Any time you meet a payment. – Good Times.

Any time you need a friend. – Good Times.

Any time you’re out from under.


Not getting hassled, not getting hustled.

Keepin’ your head above water,

Making a wave when you can.

People die in basic American procedures, even the policeman in this clip of Good Times showed that. The officer entered, demeaned the Black man, moaned about doing his duty, and virtually spat on the black man again. The officer administered justice, with the threat of an extended baton, over all the Black women wrestling around him. The child was just incidental. And all this was Black-on-Black crime. It was also groundbreaking to show that we can even hate ourselves, act as pariahs, even outside the purview of “Massa”. The oppressed, epitomized by this community in the midst of urban poverty, turned in on itself.

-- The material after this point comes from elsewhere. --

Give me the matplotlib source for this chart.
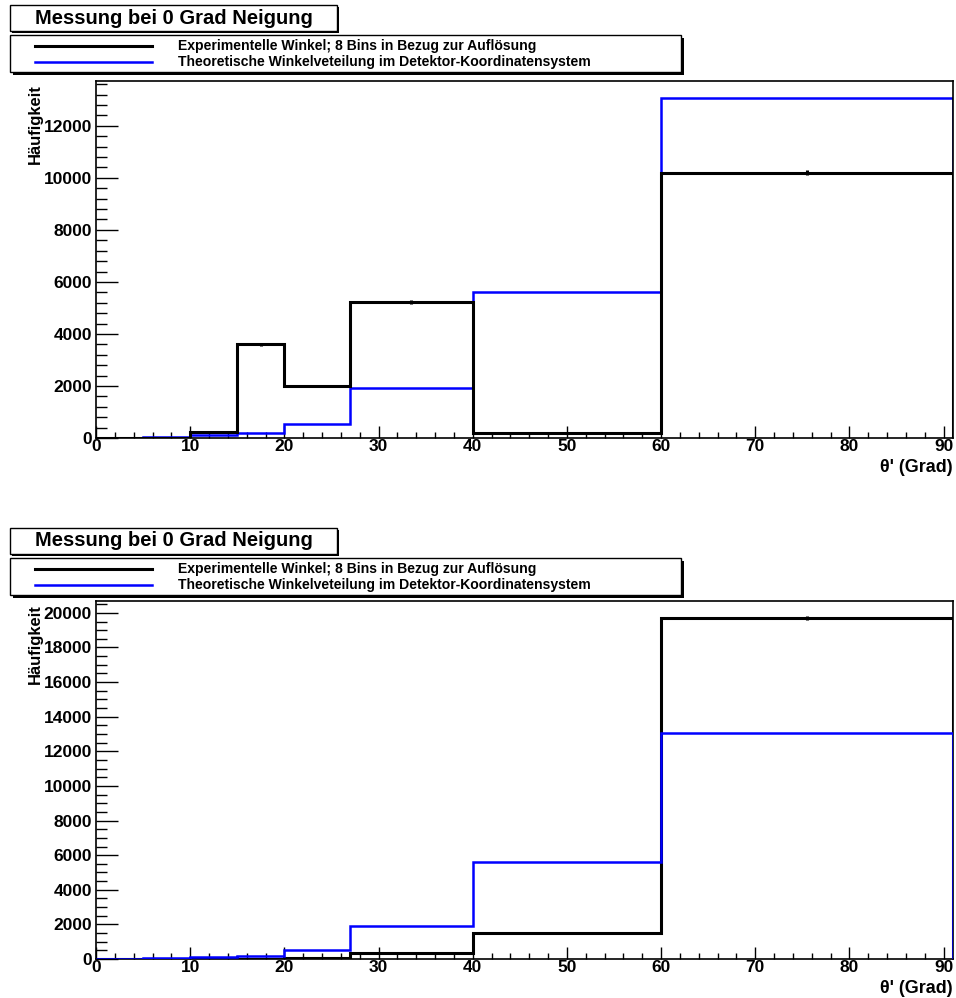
import numpy as np
import matplotlib
matplotlib.use('Agg')
import matplotlib.pyplot as plt
from matplotlib.patches import Rectangle
from matplotlib.lines import Line2D
from matplotlib.ticker import MultipleLocator

plt.rcParams['font.family'] = ['Liberation Sans', 'DejaVu Sans']
plt.rcParams['font.weight'] = 'bold'
plt.rcParams['axes.labelweight'] = 'bold'

# bin edges in degrees (8 bins)
edges = [0, 5, 10, 15, 20, 27, 40, 60, 91]

# counts per bin
exp_top = [0, 0, 220, 3600, 1990, 5220, 190, 10200]
exp_bottom = [0, 0, 10, 20, 40, 350, 1530, 19700]
theo = [5, 40, 105, 185, 530, 1910, 5610, 13070]

title_text = 'Messung bei 0 Grad Neigung'
leg_exp = 'Experimentelle Winkel; 8 Bins in Bezug zur Auflösung'
leg_theo = 'Theoretische Winkelveteilung im Detektor-Koordinatensystem'
xlab = "θ' (Grad)"
ylab = 'Häufigkeit'

W, H = 956, 998
fig = plt.figure(figsize=(W / 100, H / 100), dpi=100)


def fx(px):
    return px / W


def fy(py):
    return 1 - py / H


def box(x0, y0, x1, y1, shadow):
    # ROOT style pave with a shadow on the right/bottom
    fig.patches.append(Rectangle((fx(x0 + shadow), fy(y1 + shadow)), fx(x1 - x0), (y1 - y0) / H,
                                 transform=fig.transFigure, facecolor='black', edgecolor='black', lw=0))
    fig.patches.append(Rectangle((fx(x0), fy(y1)), fx(x1 - x0), (y1 - y0) / H,
                                 transform=fig.transFigure, facecolor='white', edgecolor='black', lw=1.0))


def panel(top_px, bottom_px, off, exp, minor_y, black_on_top):
    # title and legend
    box(10, 5 + off, 337, 31 + off, 2)
    fig.text(fx(173.5), fy(18 + off), title_text, ha='center', va='center', fontsize=14.5)
    box(10, 35 + off, 681, 72 + off, 3)
    for yy, col, lw, txt in [(46, 'black', 2.2, leg_exp), (62, '#0000ff', 1.8, leg_theo)]:
        fig.lines.append(Line2D([fx(35), fx(152)], [fy(yy + off), fy(yy + off)],
                                transform=fig.transFigure, color=col, lw=lw))
        fig.text(fx(178), fy(yy + off), txt, ha='left', va='center', fontsize=10.1)

    ax = fig.add_axes([fx(96), fy(bottom_px), fx(953 - 96), (bottom_px - top_px) / H])
    zb, zt = (3, 2) if black_on_top else (2, 3)
    ax.stairs(exp, edges, baseline=0, color='black', lw=2.2, zorder=zb)
    ax.stairs(theo, edges, baseline=0, color='#0000ff', lw=1.8, zorder=zt)
    centers = 0.5 * (np.array(edges[:-1]) + np.array(edges[1:]))
    vals = np.array(exp, dtype=float)
    m = vals > 0
    ax.errorbar(centers[m], vals[m], yerr=np.sqrt(vals[m]), fmt='none', ecolor='black',
                elinewidth=2.2, capsize=0, zorder=zb)

    ax.set_xlim(edges[0], edges[-1])
    ax.set_ylim(0, 1.05 * max(max(exp), max(theo)))
    ax.xaxis.set_major_locator(MultipleLocator(10))
    ax.xaxis.set_minor_locator(MultipleLocator(2))
    ax.yaxis.set_major_locator(MultipleLocator(2000))
    ax.yaxis.set_minor_locator(MultipleLocator(minor_y))
    ax.tick_params(axis='both', which='both', direction='in', top=False, right=False,
                   width=1.0, labelsize=12.5)
    ax.tick_params(axis='y', which='major', length=15.5, pad=3)
    ax.tick_params(axis='y', which='minor', length=7.7)
    ax.tick_params(axis='x', which='major', length=8.6, pad=1)
    ax.tick_params(axis='x', which='minor', length=4.3)
    for s in ax.spines.values():
        s.set_linewidth(1.2)

    ax.set_xlabel(xlab, loc='right', fontsize=13)
    ax.xaxis.set_label_coords(1.0, -0.058)
    ax.set_ylabel(ylab, loc='top', fontsize=12)
    ax.yaxis.set_label_coords(-0.062, 0.99)
    return ax


panel(81, 438, 0, exp_top, 400, True)
panel(601, 959, 523, exp_bottom, 500, False)

fig.savefig('out.png', dpi=100)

Of course, later on we get outright gang-banging flics like Colors (’88), starring Sean Penn, Robert Duval, and Don Cheadle. Shortly thereafter there’s John Singleton’s classic Boyz in the Hood (’91), with Cuba Gooding, Jr. Lawrence Fishburn, Angela Bassett, Ice Cube, Morris Chestnut, Nia Long, Regina King, Chris Tucker and Tyra Ferrell (of School Daze, Poetic Justice, and Jungle Fever). Gang-banging images and films, including gangsta rap, all depict and reiterate the even lower standards of how the decedents of slaves will treat one another — brother killing brother over a pair of shoes. Sisters knocking off sisters because she looked at her wrong.

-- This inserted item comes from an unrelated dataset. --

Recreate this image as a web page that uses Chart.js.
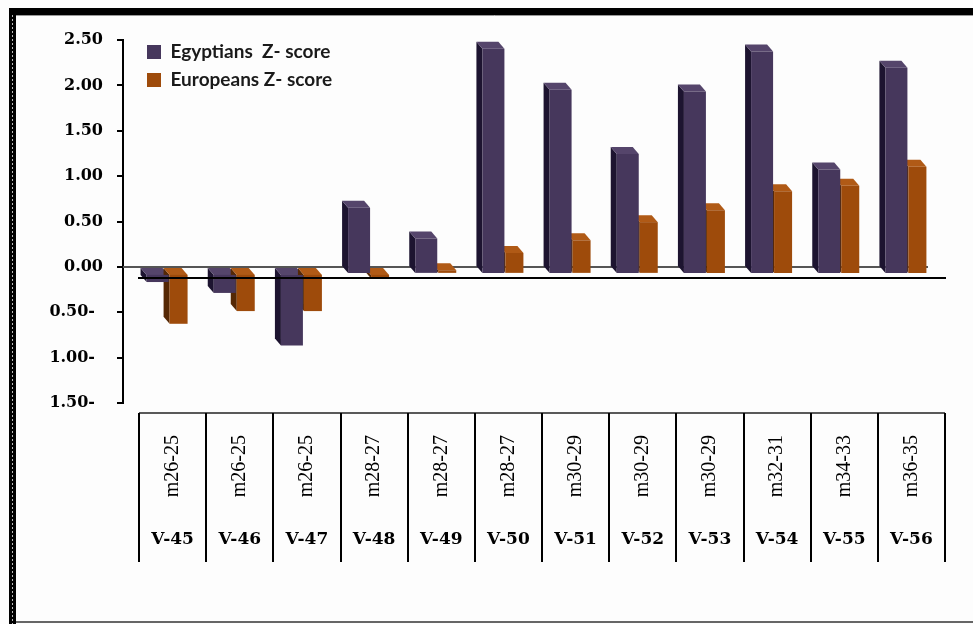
<!DOCTYPE html>
<html>
<head>
<meta charset="utf-8">
<script src="https://cdn.jsdelivr.net/npm/chart.js@4/dist/chart.umd.min.js"></script>
<style>
  html, body { margin: 0; padding: 0; background: #fff; }
  #wrap { width: 973px; height: 624px; position: relative; }
</style>
</head>
<body>
<div id="wrap"><canvas id="c" width="973" height="624"></canvas></div>
<script>
// Variant codes (rotated row) and variant names (bottom row)
const codes = ['m26-25', 'm26-25', 'm26-25', 'm28-27', 'm28-27', 'm28-27',
               'm30-29', 'm30-29', 'm30-29', 'm32-31', 'm34-33', 'm36-35'];
const variants = ['V-45', 'V-46', 'V-47', 'V-48', 'V-49', 'V-50',
                  'V-51', 'V-52', 'V-53', 'V-54', 'V-55', 'V-56'];

// Z-scores per variant
const egyptians = [-0.09, -0.21, -0.79, 0.73, 0.39, 2.48, 2.03, 1.32, 2.01, 2.45, 1.15, 2.27];
const europeans = [-0.55, -0.41, -0.41, -0.05, 0.04, 0.23, 0.37, 0.57, 0.70, 0.91, 0.97, 1.18];

// Value axis range
const yMin = -1.5;
const yMax = 2.5;
const yStep = 0.5;

// Empty third slot: the depth shift moves each pair to the right,
// so the pair is laid out left of the column centre.
const spacer = variants.map(() => null);

const DEPTH = { dx: 6, dy: 7 };
const shade = [
  { side: '#1d1430', cap: '#55456b' },
  { side: '#552805', cap: '#b05a16' }
];

function poly(ctx, pts) {
  ctx.beginPath();
  ctx.moveTo(pts[0][0], pts[0][1]);
  for (let i = 1; i < pts.length; i++) ctx.lineTo(pts[i][0], pts[i][1]);
  ctx.closePath();
  ctx.fill();
}

// Page frame and white background
const framePlugin = {
  id: 'frame',
  beforeDraw(chart) {
    const ctx = chart.ctx;
    ctx.save();
    ctx.fillStyle = '#fdfdfd';
    ctx.fillRect(0, 0, chart.width, chart.height);
    ctx.fillStyle = '#000';
    ctx.fillRect(9, 8, chart.width - 9, 7);
    ctx.fillRect(9, 8, 7, chart.height - 8);
    ctx.strokeStyle = '#bbb';
    ctx.lineWidth = 1;
    ctx.setLineDash([2, 2]);
    ctx.beginPath(); ctx.moveTo(12.5, 15); ctx.lineTo(12.5, chart.height); ctx.stroke();
    ctx.setLineDash([]);
    ctx.strokeStyle = '#999';
    ctx.beginPath(); ctx.moveTo(16, 15.5); ctx.lineTo(chart.width, 15.5); ctx.stroke();
    ctx.strokeStyle = '#666';
    ctx.lineWidth = 2;
    ctx.beginPath(); ctx.moveTo(16, 622); ctx.lineTo(chart.width, 622); ctx.stroke();
    ctx.restore();
  }
};

// Keep the legend inside the plot, just under its top edge
const legendPlace = {
  id: 'legendPlace',
  afterLayout(chart) {
    const lg = chart.legend;
    if (!lg) return;
    const a = chart.chartArea;
    const h = lg.bottom - lg.top;
    lg.left = a.left - 1;
    lg.top = a.top - 6.5;
    lg.bottom = lg.top + h;
  }
};

// 3-D look: the scale gives the back face; sides and caps are drawn
// first, then the front faces are drawn shifted by the depth offset.
const depthPlugin = {
  id: 'depth',
  beforeDatasetsDraw(chart) {
    const ctx = chart.ctx;
    const ys = chart.scales.y;
    const y0 = ys.getPixelForValue(0);
    ctx.save();
    ctx.strokeStyle = '#555';
    ctx.lineWidth = 2;
    ctx.beginPath();
    ctx.moveTo(ys.right, y0);
    ctx.lineTo(chart.chartArea.right - 17, y0);
    ctx.stroke();
    [0, 1].forEach(i => {
      const meta = chart.getDatasetMeta(i);
      meta.data.forEach(bar => {
        const p = bar.getProps(['x', 'y', 'base', 'width'], true);
        if (p.y == null || isNaN(p.y)) return;
        const L = p.x - p.width / 2, R = p.x + p.width / 2;
        const T = Math.min(p.y, p.base), B = Math.max(p.y, p.base);
        const { dx, dy } = DEPTH;
        ctx.fillStyle = shade[i].side;
        poly(ctx, [[L, T], [L + dx, T + dy], [L + dx, B + dy], [L, B]]);
        ctx.fillStyle = shade[i].cap;
        poly(ctx, [[L, T], [R, T], [R + dx, T + dy], [L + dx, T + dy]]);
      });
    });
    ctx.restore();
  },
  beforeDatasetDraw(chart, args) {
    if (args.index < 2) {
      chart.ctx.save();
      chart.ctx.translate(DEPTH.dx, DEPTH.dy);
    }
  },
  afterDatasetDraw(chart, args) {
    if (args.index < 2) chart.ctx.restore();
  },
  afterDatasetsDraw(chart) {
    const ctx = chart.ctx;
    const y0 = chart.scales.y.getPixelForValue(0) + 11;
    ctx.save();
    ctx.strokeStyle = '#000';
    ctx.lineWidth = 2;
    ctx.beginPath();
    ctx.moveTo(chart.chartArea.left - 1, y0);
    ctx.lineTo(chart.chartArea.right + 1, y0);
    ctx.stroke();
    ctx.restore();
  }
};

// Table under the plot: top rule and column separators
const tablePlugin = {
  id: 'table',
  afterDraw(chart) {
    const ctx = chart.ctx;
    const xs = chart.scales.x;
    const n = variants.length;
    const w = (xs.right - xs.left) / n;
    const top = chart.chartArea.bottom + 10;
    const bottom = 562;
    ctx.save();
    ctx.strokeStyle = '#222';
    ctx.lineWidth = 1.5;
    ctx.beginPath();
    ctx.moveTo(xs.left, top);
    ctx.lineTo(xs.right, top);
    ctx.stroke();
    ctx.strokeStyle = '#000';
    ctx.lineWidth = 2;
    for (let i = 0; i <= n; i++) {
      const px = Math.round(xs.left + i * w);
      ctx.beginPath();
      ctx.moveTo(px, top);
      ctx.lineTo(px, bottom);
      ctx.stroke();
    }
    ctx.restore();
  }
};

const catPct = 63 / 67.17;

new Chart(document.getElementById('c'), {
  type: 'bar',
  data: {
    labels: variants,
    datasets: [
      {
        label: 'Egyptians  Z- score',
        data: egyptians,
        backgroundColor: '#46375c',
        borderWidth: 0,
        categoryPercentage: catPct,
        barPercentage: 22 / 21
      },
      {
        label: 'Europeans Z- score',
        data: europeans,
        backgroundColor: '#9e4b0b',
        borderWidth: 0,
        categoryPercentage: catPct,
        barPercentage: 18 / 21
      },
      {
        label: '',
        data: spacer,
        backgroundColor: 'rgba(0,0,0,0)',
        borderWidth: 0,
        categoryPercentage: catPct,
        barPercentage: 1
      }
    ]
  },
  options: {
    responsive: false,
    animation: false,
    layout: { padding: { left: 20, right: 28, top: 40, bottom: 62 } },
    plugins: {
      tooltip: { enabled: false },
      legend: {
        position: 'chartArea',
        align: 'start',
        labels: {
          filter: item => item.text !== '',
          boxWidth: 14,
          boxHeight: 14,
          padding: 9,
          color: '#1a1a1a',
          font: { family: 'Lato', weight: 'bold', size: 19 }
        }
      }
    },
    scales: {
      y: {
        position: 'left',
        weight: 1,
        min: yMin,
        max: yMax,
        ticks: {
          stepSize: yStep,
          color: '#000',
          padding: 14,
          font: { family: 'DejaVu Serif', weight: 'bold', size: 16 },
          callback: v => v < 0 ? Math.abs(v).toFixed(2) + '-\u2002' : Number(v).toFixed(2)
        },
        grid: { drawOnChartArea: false, drawTicks: true, tickLength: 6, color: '#000', lineWidth: 2 },
        border: { display: true, color: '#000', width: 2 },
        afterFit: s => { s.width = 103; }
      },
      gap: {
        type: 'linear',
        position: 'left',
        weight: 0,
        ticks: { display: false },
        grid: { display: false },
        border: { display: false },
        afterFit: s => { s.width = 16; }
      },
      x: {
        type: 'category',
        position: 'bottom',
        weight: 0,
        labels: codes,
        offset: true,
        grid: { display: false },
        border: { display: false },
        ticks: {
          autoSkip: false,
          minRotation: 90,
          maxRotation: 90,
          padding: 24,
          color: '#000',
          font: { family: 'Liberation Serif', size: 20 }
        },
        afterFit: s => { s.height = 100; }
      },
      xv: {
        type: 'category',
        position: 'bottom',
        weight: 1,
        labels: variants,
        offset: true,
        grid: { display: false },
        border: { display: false },
        ticks: {
          autoSkip: false,
          minRotation: 0,
          maxRotation: 0,
          padding: 18,
          color: '#000',
          font: { family: 'DejaVu Serif', weight: 'bold', size: 17 }
        },
        afterFit: s => { s.height = 59; }
      }
    }
  },
  plugins: [framePlugin, legendPlace, depthPlugin, tablePlugin]
});
</script>
</body>
</html>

The background of Good Times was this pension to destroy one another. But, inside the Evans’ home, the hate was only in the form of Thelma and J.J. constantly playing the dozens. But this was a slapstick, prime-time sit-Com, so everyone had mad jokes. Indeed, Good Times = ROFLMAO.

“Honey, you don’t own the rights or patent on scufflin’,” pins Willona when Penny’s mother barges into the Evans’ stiff brick walls trying to find her little, abused, run-away child. Chip Fields gave a stellar performance in this scene, lamenting over how hard it was to be a poor, teenage, single parent. And it’s hard, agrees Willona, who was raised by a young single mother, too. “All my life, I had to fight,” Miss Sophia says in The Color Purple — Penny’s mother mimicking the same rhetoric. But, different from Miss Sophia: “I can’t keep a man on ‘count o’ Penny,” Penny’s mother says as she breaks down from her rage to sob and cry, feeling sorry for herself. We had lost something over these generations.

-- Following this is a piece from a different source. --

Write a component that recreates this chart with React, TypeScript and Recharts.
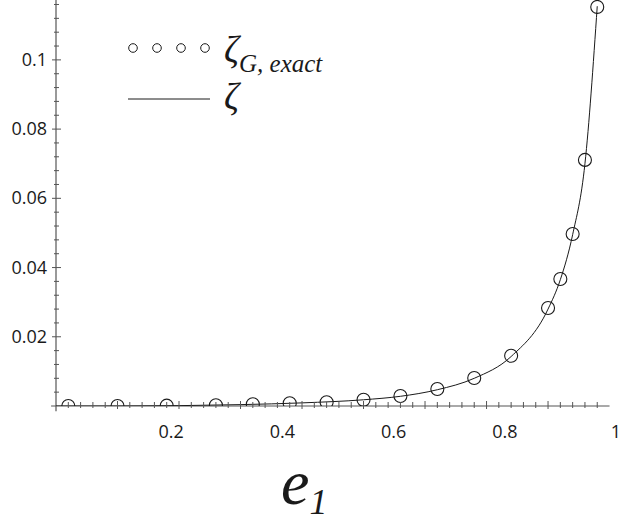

Like the Bamabara versus the Fulani in Mali, two ethnic groups that are paired to play the dozens, or regional family names like Kone vs. Traore, which are paired similarly. When members of these disparate ethnic groups or families meet, they crack jokes. There are standard jokes like Sho dunna (bean-eater, which implies that the person farts a lot and stinks). Thelma and J.J. fill seasons of scenes with their arguing and insults. Yet, ultimately the wisecracking takes away all the tension, and they are therefore able to be civil to one another when it counts.

Civil, distinct from cordial, which is what we certainly still have in the South, implies much more than any loose definition of friendliness. If anything, ‘friendliness’ in the Evans’ sense could be better explained by the song “One”. Then, Mary and Bono sing: “We’re one but we’re not the same. We’ve get to carry each other. Carry each other”.

Willona eventually adopts Penny. The handy-man gets involved, and so does the Evans family — who now lives alone as three siblings while their mom and new step-father stay out west. The community will raise Penny, and we get to enjoy the major dramatics of this talented young actress ever more in re-runs.